Small particles are becoming a big business for the world’s personal care products manufacturers, according to an analysis of world patent activity published by the IP Solutions business of Thomson Reuters.
The new report—“Can Nanotech Unlock the Fountain of Youth?”—finds that the beauty industry is making an aggressive foray into nanotechnology, using tiny molecular compounds to improve the performance of creams, sunscreens, shampoos and other personal care products. In fact, the volume of innovative patents involving nanotechnology in beauty and personal care items grew 103% during the past seven years, more than doubling from 181 patents in 2003 to 367 in 2009, according to Thomson Reuters.

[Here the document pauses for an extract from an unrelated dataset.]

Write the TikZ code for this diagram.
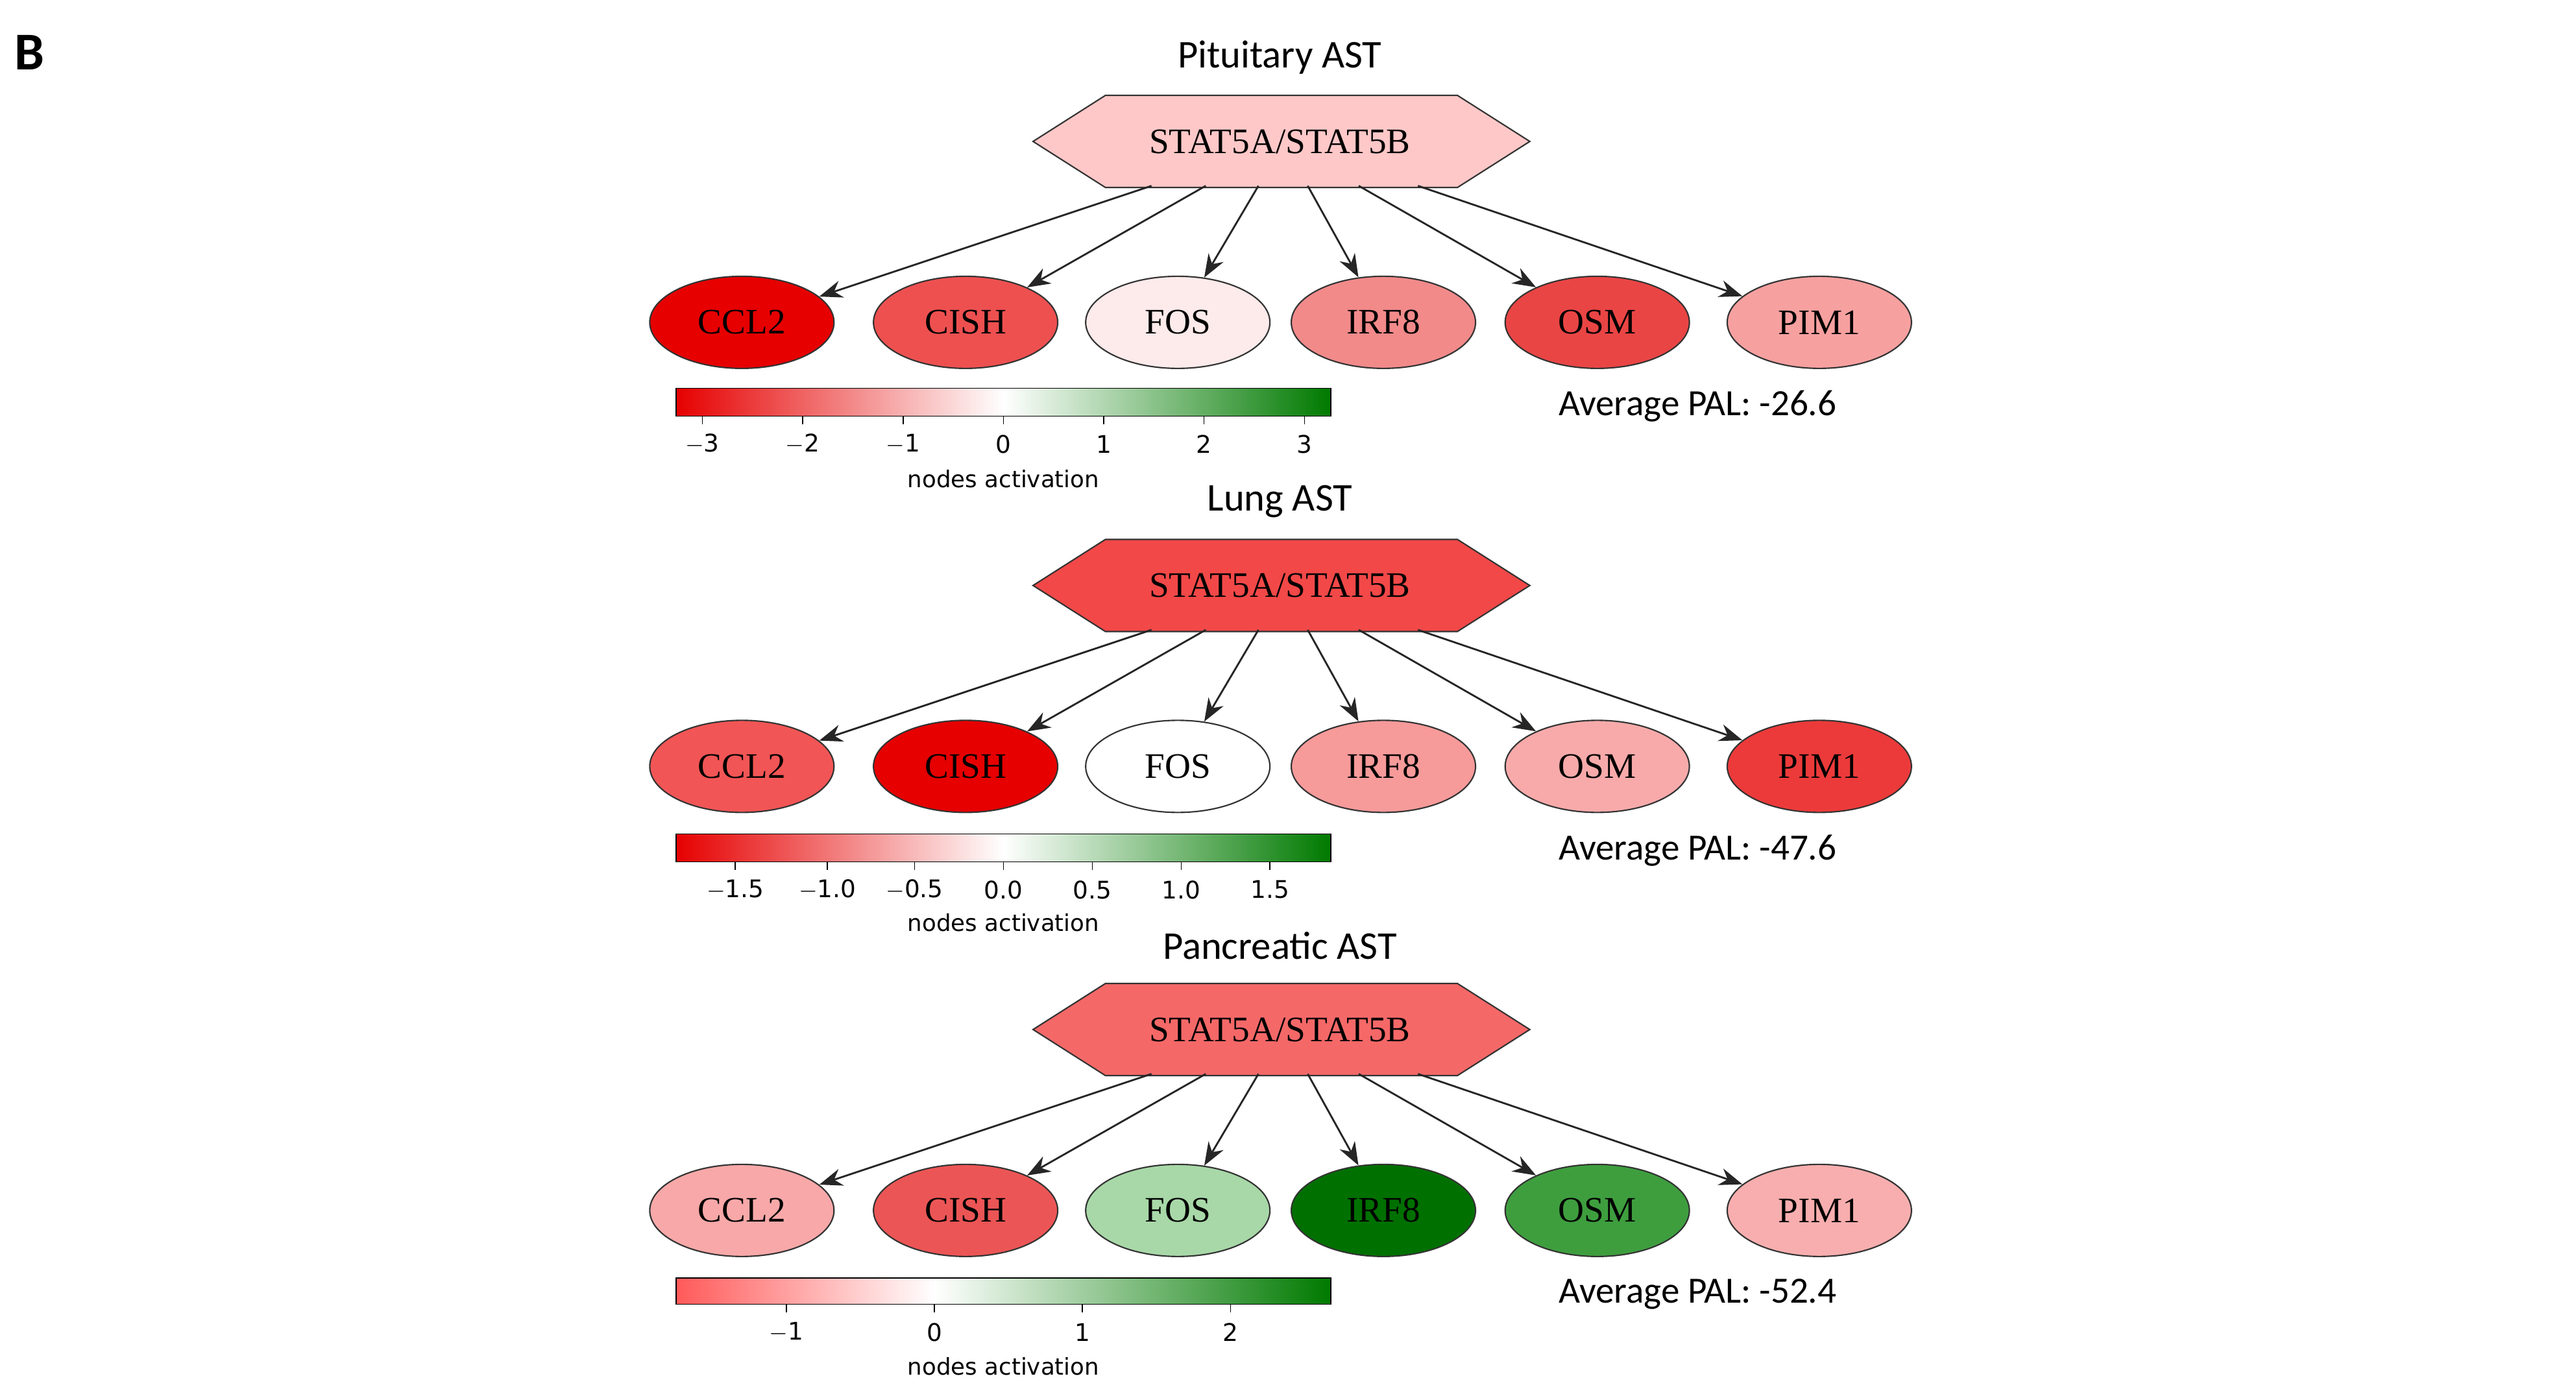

From 2000 through the end of 2009, 217 personal care brands that incorporate the term “nano” were trademarked in the U.S., UK, Canada, European Community and WIPO; the second half of that period (2005-2009) had 575% more registered marks than the first half (2000-2004), noted Thomson Reuters.
Frugality is Lingering
Frugality is still in style with U.S. consumers. According to a new Harris Interactive poll, almost two-thirds of U.S. adults say they are purchasing more generic brands to save money, up slightly from February when 63% said they were buying generics. And when it comes to specific behaviors that affect personal care and beauty spending, they’re doing much of the same, such as going to the hairdresser or barber/stylist less often (38%).
And while that’s not good news for salon hair care brands, for firms selling detergent and other laundry aids maybe there’s a silver lining: 24% of those polled cut down on dry cleaning—which means there’s more laundry care being done at home.
The poll featured 2,227 adults surveyed online between June 14-21, 2010 by Harris Interactive.
Are Back-To-School Shoppers Skipping The Beauty Aisle?
It is back-to-school time, but is that good news for the beauty business?
“We are certainly seeing signs that consumers are willing to open their purse strings,” said chief industry analyst Marshal Cohen. “The fact that more consumers say they plan to spend less coupled with the fact that they say they plan to shop in more stores, 55% of respondents told us they plan to shop in more stores this year compared to last year’s 53%. Those two things point to better results this season.”
Two categories that appear to be getting the biggest lift this season are apparel (58% this year vs. 52% last year) and footwear (45% vs. 39%). But unfortunately beauty products will be accounting for less of the mix, dropping from 13% in 2009 to 11% in 2010, according to NPD.